Design: Retrospective, noncomparative case series.
Participants: Eighty-eight cases of dematiaceous fungal keratitis seen at the L. V. Prasad Eye Institute, Hyderabad, India from January 1991 through December 1996.
Intervention: Only culture-proven cases were analyzed.
Main outcome measures: Predisposing factors, clinical characteristics, microbiology, treatment methods, and outcome.
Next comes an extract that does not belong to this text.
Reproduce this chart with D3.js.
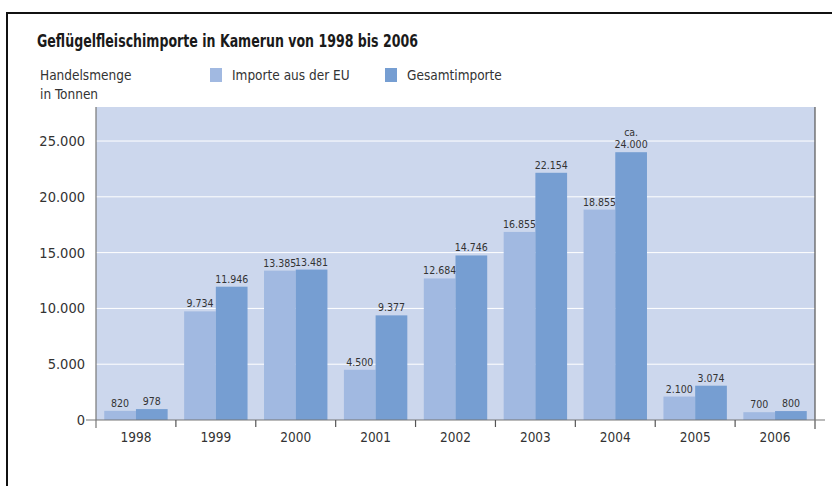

Results: Of 557 cases of fungal keratitis seen during the study period, dematiaceous fungi were the etiologic agents in 88 (15.7%), after Fusarium in 210 (37.6%) and Aspergillus species in 170 cases (30.4%), respectively. Trauma was the most common predisposing factor (47.7%). Fifty-three eyes (61.3%) had the classical clinical picture of yellow-white, dry raised infiltrate with feathery hyphate edges at initial examination. The characteristic macroscopic pigmentation was seen in only 24 eyes (27.27%). Septate branching fungal filaments were identified in 78 smears (88.63%) on light microscopy, of which 5 (5.7%) also showed the presence of bacteria. Curvularia species dominated the spectrum (22.7%). Treatment was started in 48 eyes with topical antifungal agents, whereas 37 received both oral and topical antifungal agents. Outcome data were available for 68 cases. Forty-nine (72%) responded to medical therapy, whereas 13 eyes required therapeutic penetrating keratoplasty and 6 eyes had to be eviscerated.
Conclusions: This is the largest series of keratitis caused by dematiaceous fungi reported to date. It clearly brings out the clinical importance of this group of corneal infections.